The Garda, English police and Customs and Excise in Britain "colluded" to unlawfully hold Mr John Gilligan (47) in custody in England, his counsel told a House of Lords appeal hearing in London yesterday. He was detained to allow Irish authorities to gather evidence against him on the charge of murdering the journalist Veronica Guerin, the appeal heard.
On the first day of a two-day hearing, Mr Colin Nicholls QC, for Mr Gilligan, told a panel of five law lords that the extradition to Ireland constituted an abuse of process. Mr Gilligan is charged in Ireland with the murder of Ms Guerin, unlawfully importing cannabis and possession of cannabis and firearms.
His trial in England on drugs offences was put on file in September 1997 after a Crown Court ruling that the Irish warrants for his extradition had precedence over the English offences. Mr Nicholls told Lord Browne-Wilkinson that immediately following Mr Gilligan's arrest at Heathrow Airport on October 6th, 1996, English and Irish police colluded with Customs and Excise to unlawfully hold him in custody.
There was no intention on the part of the Crown Prosecution Service to proceed with the prosecution on the English charges and as a result of his detention, Mr Nicholls argued, Irish warrants for extradition were drawn up and backed under the Backing of Warrants Republic of Ireland Act 1965.
The English proceedings continued before his trial was due to begin in 1997 only "to achieve some benefit to the Irish".
Mr Gilligan's arrest in October 1996 was bona fide, Mr Nicholls conceded, and he was committed for trial on the English charges. At the same time, however, he was under suspicion for Ms Guerin's murder in Ireland and his custody ceased to be bona fide "at the Crown Court stage or thereabouts" when the English authorities no longer intended to proceed against him on the English charges, Mr Nicholls said.
Furthermore, he argued that Mr Gilligan was held in custody while the extradition request was perfected. "The extradition request was in bad faith and was a manipulation of the court process."
Mr Gilligan is also challenging his extradition on the basis that the charge of murder on the Irish extradition warrant does not correspond to the same offence in English law.
In dealing with the specific charge of murder, Mr Nicholls argued that a magistrate in England must be satisfied that the corresponding offence - or double criminality - existed in English law before he could order Mr Gilligan's delivery to the Garda. The allegation against Mr Gilligan was that he "procured the killing of Veronica Guerin by supplying to another person the means for that person to do the killing with the result that that person was killed". However, using the example that the charge of embezzlement could amount to larceny in another country, Mr Nicholls argued that because the Irish warrant did not set out the conduct of the murder charge, and that the element of double criminality had not been satisfied, the warrant was "defective".
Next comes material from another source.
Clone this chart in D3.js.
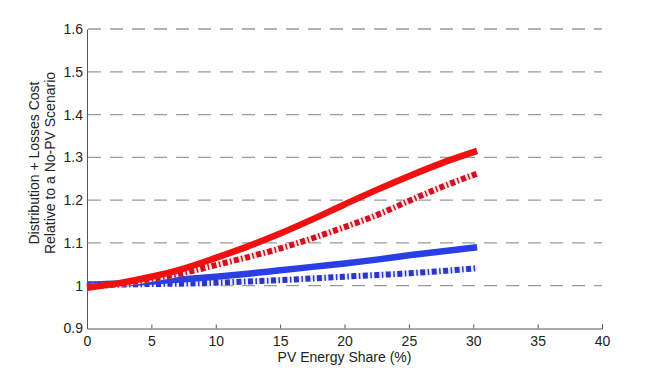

Yesterday's House of Lords hearing also considered a challenge against extradition in the case of Mr Edwin Ellis (42), an Irish man who is charged with unlawful carnal knowledge of an underage girl in Co Clare. Both cases are being heard in the Lords because each raises the issue of correspondence of charges set down in Irish and English law.
Mr Clive Nicholls QC, for Mr Ellis, said the test of correspondence had not been satisfied. In English law, carnal knowledge was defined as full or partial penetrative sex, but when the magistrate in Mr Ellis's case asked if that meant rape, he was told it did not.
The Irish warrant specified sexual assault but the nearest equivalent in English law, Mr Nicholls said, was indecent assault which had a wide definition including an unsolicited kiss or a pat on the bottom. Both hearings continue today.